Busses arrived in Edgartown, Mass., Friday morning to ship out the 50 illegal migrants who arrived at the New England destination at Martha’s Vineyard Wednesday night courtesy of Florida Republican Gov. Ron DeSantis.

According to the Vineyard Gazette, the mostly Venezuelan migrants will be bussed to a ferry that will take them to a military base on Cape Cod. Republican Gov. Charlie Baker announced the activation of up to 125 members of the state National Guard to coordinate relief efforts for what local residents declared a “humanitarian crisis.”

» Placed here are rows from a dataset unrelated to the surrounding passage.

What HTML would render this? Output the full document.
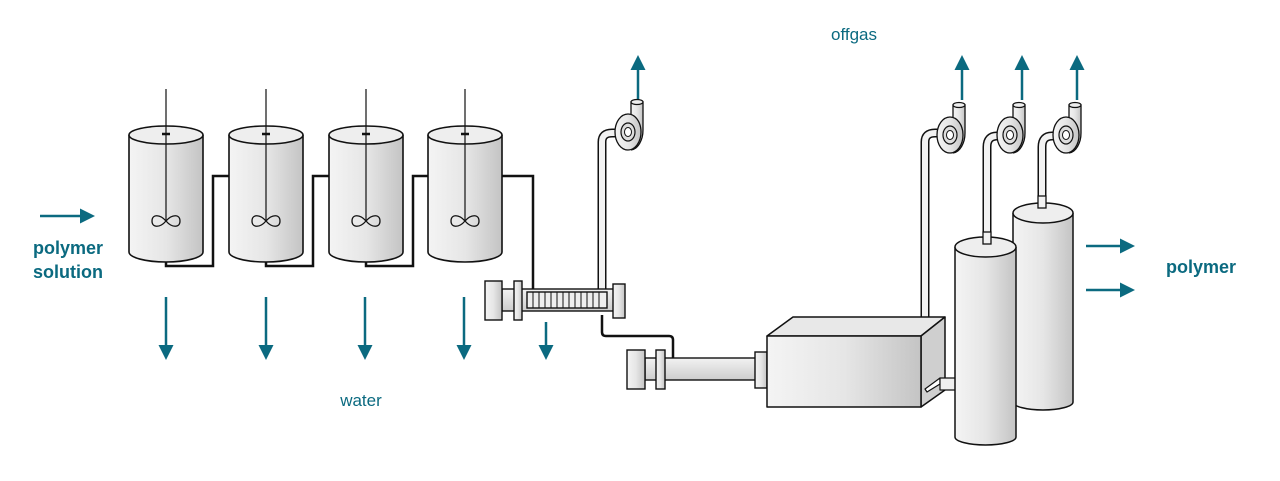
<!DOCTYPE html>
<html><head><meta charset="utf-8"><style>html,body{margin:0;padding:0;background:#fff}svg{display:block}text{font-family:"Liberation Sans",sans-serif;fill:#0b6a80}</style></head><body>
<svg width="1280" height="481" viewBox="0 0 1280 481" xmlns="http://www.w3.org/2000/svg">
<defs>
<linearGradient id="g" x1="0" x2="1" y1="0" y2="0"><stop offset="0" stop-color="#f4f4f4"/><stop offset="0.5" stop-color="#e6e6e6"/><stop offset="1" stop-color="#c4c4c4"/></linearGradient>
<linearGradient id="gv" x1="0" x2="0" y1="0" y2="1"><stop offset="0" stop-color="#f2f2f2"/><stop offset="1" stop-color="#cdcdcd"/></linearGradient>
<marker id="ah" viewBox="0 0 10 10" refX="4" refY="5" markerWidth="6" markerHeight="6" orient="auto"><path d="M0,0L10,5L0,10z" fill="#0b6a80"/></marker>
<g id="tank">
<path d="M-37,0 V117 A37,10 0 0 0 37,117 V0" fill="url(#g)" stroke="#111" stroke-width="1.6"/>
<ellipse cx="0" cy="0" rx="37" ry="9" fill="#eee" stroke="#111" stroke-width="1.6"/>
<line x1="0" y1="-46" x2="0" y2="86" stroke="#111" stroke-width="1.2"/>
<line x1="-4" y1="-1" x2="4" y2="-1" stroke="#111" stroke-width="2.5"/>
<path d="M0,86 C-6,79 -14,79 -14,86 C-14,93 -6,93 0,86 C6,79 14,79 14,86 C14,93 6,93 0,86Z" fill="none" stroke="#111" stroke-width="1.3"/>
</g>
<g id="fan">
<path d="M3,-16 V-30 H15 V-2 C15,8 10,17 3,18" fill="url(#g)" stroke="#111" stroke-width="1.3"/>
<ellipse cx="9" cy="-30" rx="6" ry="2.5" fill="#eee" stroke="#111" stroke-width="1.2"/>
<ellipse cx="0" cy="0" rx="13" ry="18" fill="url(#g)" stroke="#111" stroke-width="1.3"/>
<ellipse cx="0" cy="0" rx="7" ry="9" fill="#ddd" stroke="#111" stroke-width="1.2"/>
<ellipse cx="0" cy="0" rx="3.5" ry="4.5" fill="#fff" stroke="#111" stroke-width="1"/>
</g>
</defs>
<text x="68" y="254" font-size="18" font-weight="bold" text-anchor="middle">polymer</text>
<text x="68" y="278" font-size="18" font-weight="bold" text-anchor="middle">solution</text>
<text x="361" y="406" font-size="17" text-anchor="middle">water</text>
<text x="854" y="40" font-size="17" text-anchor="middle">offgas</text>
<text x="1201" y="273" font-size="18" font-weight="bold" text-anchor="middle">polymer</text>
<g stroke="#0b6a80" stroke-width="2.5" marker-end="url(#ah)" fill="none">
<line x1="40" y1="216" x2="86" y2="216"/>
<line x1="166" y1="297" x2="166" y2="351"/>
<line x1="266" y1="297" x2="266" y2="351"/>
<line x1="365" y1="297" x2="365" y2="351"/>
<line x1="464" y1="297" x2="464" y2="351"/>
<line x1="546" y1="322" x2="546" y2="351"/>
<line x1="638" y1="100" x2="638" y2="64"/>
<line x1="962" y1="100" x2="962" y2="64"/>
<line x1="1022" y1="100" x2="1022" y2="64"/>
<line x1="1077" y1="100" x2="1077" y2="64"/>
<line x1="1086" y1="246" x2="1126" y2="246"/>
<line x1="1086" y1="290" x2="1126" y2="290"/>
</g>
<g stroke="#111" stroke-width="2.5" fill="none">
<path d="M166,255 V266 H213 V176 H230"/>
<path d="M266,255 V266 H313 V176 H330"/>
<path d="M366,255 V266 H413 V176 H429"/>
<path d="M502,176 H533 V290"/>
<path d="M602,315 V332 Q602,336 606,336 H669 Q673,336 673,340 V358"/>
</g>
<use href="#tank" x="166" y="135"/>
<use href="#tank" x="266" y="135"/>
<use href="#tank" x="366" y="135"/>
<use href="#tank" x="465" y="135"/>
<g fill="none">
<path d="M602,290 V142 Q602,133 612,133 H626" stroke="#111" stroke-width="9"/>
<path d="M602,290 V142 Q602,133 612,133 H626" stroke="#f2f2f2" stroke-width="6"/>
<path d="M925,322 V142 Q925,133 935,133 H947" stroke="#111" stroke-width="9"/>
<path d="M925,322 V142 Q925,133 935,133 H947" stroke="#f2f2f2" stroke-width="6"/>
<path d="M987,240 V147 Q987,136 997,136 H1009" stroke="#111" stroke-width="9"/>
<path d="M987,240 V147 Q987,136 997,136 H1009" stroke="#f2f2f2" stroke-width="6"/>
<path d="M1042,203 V147 Q1042,136 1052,136 H1064" stroke="#111" stroke-width="9"/>
<path d="M1042,203 V147 Q1042,136 1052,136 H1064" stroke="#f2f2f2" stroke-width="6"/>
</g>
<use href="#fan" x="628" y="132"/>
<use href="#fan" x="950" y="135"/>
<use href="#fan" x="1010" y="135"/>
<use href="#fan" x="1066" y="135"/>
<g stroke="#111" stroke-width="1.4">
<rect x="502" y="289" width="113" height="22" fill="url(#gv)"/>
<rect x="485" y="281" width="17" height="39" fill="url(#g)"/>
<rect x="514" y="281" width="8" height="39" fill="url(#g)"/>
<rect x="527" y="292" width="80" height="16" fill="#eee"/>
<path d="M533,292v16M539,292v16M545,292v16M551,292v16M557,292v16M563,292v16M569,292v16M575,292v16M581,292v16M587,292v16M593,292v16M599,292v16" stroke-width="1"/>
<rect x="613" y="284" width="12" height="34" fill="url(#g)"/>
</g>
<g stroke="#111" stroke-width="1.4">
<rect x="645" y="358" width="112" height="22" fill="url(#gv)"/>
<rect x="627" y="350" width="18" height="39" fill="url(#g)"/>
<rect x="656" y="350" width="9" height="39" fill="url(#g)"/>
<rect x="755" y="352" width="12" height="36" fill="url(#g)"/>
</g>
<g stroke="#111" stroke-width="1.5" stroke-linejoin="round">
<path d="M767,336 L793,317 H945 L921,336Z" fill="#e8e8e8"/>
<path d="M921,336 L945,317 V390 L921,407Z" fill="#cfcfcf"/>
<rect x="767" y="336" width="154" height="71" fill="url(#g)"/>
<path d="M925,389 L940,378 V384 L927,392Z" fill="#fff" stroke-width="1.2"/>
<rect x="940" y="378" width="17" height="12" fill="#eee" stroke-width="1.2"/>
</g>
<g stroke="#111" stroke-width="1.5">
<path d="M1013,213 V402 A30,8 0 0 0 1073,402 V213" fill="url(#g)"/>
<ellipse cx="1043" cy="213" rx="30" ry="10" fill="#eee"/>
<path d="M955,247 V437 A30.5,8 0 0 0 1016,437 V247" fill="url(#g)"/>
<ellipse cx="985.5" cy="247" rx="30.5" ry="10" fill="#eee"/>
</g>
<g fill="#f2f2f2" stroke="#111" stroke-width="1.3">
<rect x="983" y="232" width="8" height="12"/>
<rect x="1038" y="196" width="8" height="12"/>
</g>
</svg>
</body></html>
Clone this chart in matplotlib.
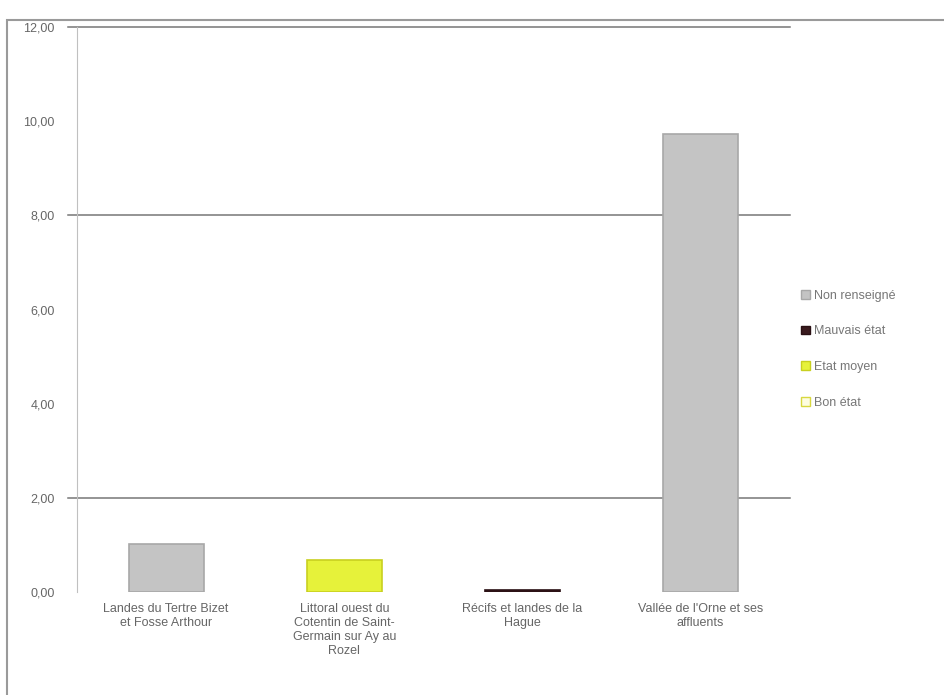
import matplotlib
matplotlib.use("Agg")
import matplotlib.pyplot as plt
import numpy as np
from matplotlib.patches import Patch, Rectangle

categories = [
    "Landes du Tertre Bizet\net Fosse Arthour",
    "Littoral ouest du\nCotentin de Saint-\nGermain sur Ay au\nRozel",
    "Récifs et landes de la\nHague",
    "Vallée de l'Orne et ses\naffluents",
]
series_names = ["Non renseigné", "Mauvais état", "Etat moyen", "Bon état"]
non_renseigne = [1.02, 0.0, 0.0, 9.72]
mauvais_etat = [0.0, 0.0, 0.04, 0.0]
etat_moyen = [0.0, 0.68, 0.0, 0.0]
bon_etat = [0.0, 0.0, 0.0, 0.0]
yticks = [0, 2, 4, 6, 8, 10, 12]
grid_at = [2, 8, 12]

colors = ["#c4c4c4", "#3a1a1e", "#e6f23a", "#fdfde0"]
edges = ["#a8a8a8", "#2a1014", "#c8d020", "#d8d840"]

plt.rcParams["font.family"] = ["Liberation Sans", "DejaVu Sans"]

fig = plt.figure(figsize=(9.44, 6.95), dpi=100)
ax = fig.add_axes([0.0816, 0.148, 0.755, 0.813])

x = np.arange(len(categories))
bottom = np.zeros(len(categories))
handles = []
for name, vals, c, e in zip(series_names,
                            [non_renseigne, mauvais_etat, etat_moyen, bon_etat],
                            colors, edges):
    vals = np.array(vals)
    ec = [e if v > 0 else "none" for v in vals]
    ax.bar(x, vals, width=0.42, bottom=bottom, color=c, edgecolor=ec,
           linewidth=1.2)
    handles.append(Patch(facecolor=c, edgecolor=e, linewidth=1.0, label=name))
    bottom += vals

ax.set_ylim(0, 12)
ax.set_xlim(-0.5, 3.5)
ax.set_yticks(yticks, labels=[f"{v:.2f}".replace(".", ",") for v in yticks])
ax.set_xticks(x, labels=categories)
ax.tick_params(axis="both", length=0, colors="#666666", labelsize=9)
ax.tick_params(axis="y", pad=16)
ax.tick_params(axis="x", pad=8)

for g in grid_at:
    ax.plot([-0.012, 1.0], [g, g], transform=ax.get_yaxis_transform(),
            color="#777777", lw=1.1, clip_on=False, zorder=0)

for s in ["top", "right", "bottom"]:
    ax.spines[s].set_visible(False)
ax.spines["left"].set_color("#c0c0c0")

leg = ax.legend(handles=handles, loc="center left", bbox_to_anchor=(1.0, 0.43),
                frameon=False, fontsize=9, labelcolor="#777777",
                handlelength=0.7, handleheight=0.7, handletextpad=0.3,
                labelspacing=1.9)

fig.patches.append(Rectangle((7 / 944, -0.01), 1, 1 - 20 / 695 + 0.01,
                             transform=fig.transFigure, fill=False,
                             edgecolor="#9a9a9a", lw=1.5))

fig.savefig("out.png")
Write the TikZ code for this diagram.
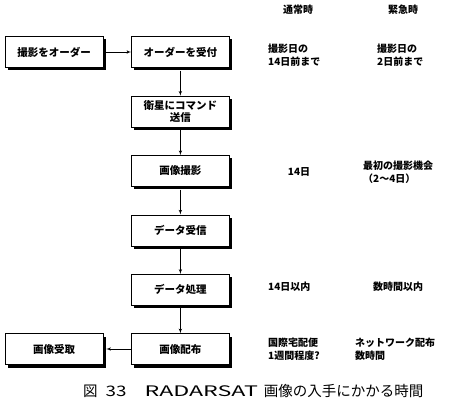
\documentclass[tikz,border=0pt]{standalone}
\usepackage{graphicx}
\usepackage{fontspec}
\setmainfont{Noto Sans CJK JP}
\usetikzlibrary{arrows,positioning,shadows}

\begin{document}
\begin{tikzpicture}[node distance=28pt,auto,>=latex',
    stage/.style={rectangle,draw=black,thin,fill=white,minimum width=98pt,
      minimum height=31pt,inner sep=2pt,align=center,
      font=\fontsize{10.5}{12.5}\selectfont\bfseries,
      drop shadow={shadow xshift=3pt,shadow yshift=-3pt,fill=black,opacity=1}},
    flow/.style={->,semithick},
    note/.style={anchor=west,align=left,inner sep=0pt,font=\fontsize{10}{13}\selectfont\bfseries},
    head/.style={inner sep=0pt,font=\fontsize{10}{12}\selectfont\bfseries}]
    \useasboundingbox (0,0) rectangle (450pt,-404pt);

    % flow of stages
    \node (order) [stage] at (54pt,-52pt) {撮影をオーダー};
    \node (accept) [stage,right=of order] {オーダーを受付};
    \node (command) [stage,below=of accept] {衛星にコマンド\\送信};
    \node (shoot) [stage,below=of command] {画像撮影};
    \node (downlink) [stage,below=of shoot] {データ受信};
    \node (process) [stage,below=of downlink] {データ処理};
    \node (deliver) [stage,below=of process] {画像配布};
    \node (receive) [stage,left=of deliver] {画像受取};

    \draw[flow,shorten <=3pt] (order) -- (accept);
    \draw[flow,shorten <=3pt] (accept) -- (command);
    \draw[flow,shorten <=3pt] (command) -- (shoot);
    \draw[flow,shorten <=3pt] (shoot) -- (downlink);
    \draw[flow,shorten <=3pt] (downlink) -- (process);
    \draw[flow,shorten <=3pt] (process) -- (deliver);
    \draw[flow,shorten >=3pt] (deliver) -- (receive);

    % times
    \node (normal) [head] at (298pt,-10pt) {通常時};
    \node (urgent) [head] at (403pt,-10pt) {緊急時};
    \node (normalorder) [note] at (268pt,-55pt) {撮影日の\\14日前まで};
    \node (urgentorder) [note] at (377pt,-55pt) {撮影日の\\2日前まで};
    \node (normalshoot) [head] at (299pt,-172pt) {14日};
    \node (urgentshoot) [note] at (363pt,-172pt) {最初の撮影機会\\（2～4日）};
    \node (normalprocess) [note] at (268pt,-287pt) {14日以内};
    \node (urgentprocess) [note] at (373pt,-287pt) {数時間以内};
    \node (normaldeliver) [note] at (268pt,-349pt) {国際宅配便\\1週間程度?};
    \node (urgentdeliver) [note] at (355pt,-349pt) {ネットワーク配布\\数時間};

    \node (caption) [anchor=west,inner sep=0pt,font=\fontsize{14.5}{16}\selectfont]
      at (83pt,-391pt) {図\hspace{8pt}\scalebox{1.3}[1]{33}\hspace{18pt}\scalebox{1.6}[1]{RADARSAT}\hspace{6pt}画像の入手にかかる時間};
\end{tikzpicture}
\end{document}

“We are grateful to the providers, volunteers and local officials that stepped up on Martha’s Vineyard over the past few days to provide immediate services to these individuals,” Baker said in a Friday press release. “Our Administration has been working across state government to develop a plan to ensure these individuals will have access to the services they need going forward, and Joint Base Cape Cod is well equipped to serve these needs.”

Lisa Belcastro, a local resident who manages the shelter at the island’s St. Andrew’s Episcopal Church where migrants slept for their two-night stay, said Thursday the migrants would have to move on because the wealthy island was full.

“We certainly don’t have housing, we’re in a housing crisis as we are on this island,” Belcastro said. “We don’t have housing for 50 more people.”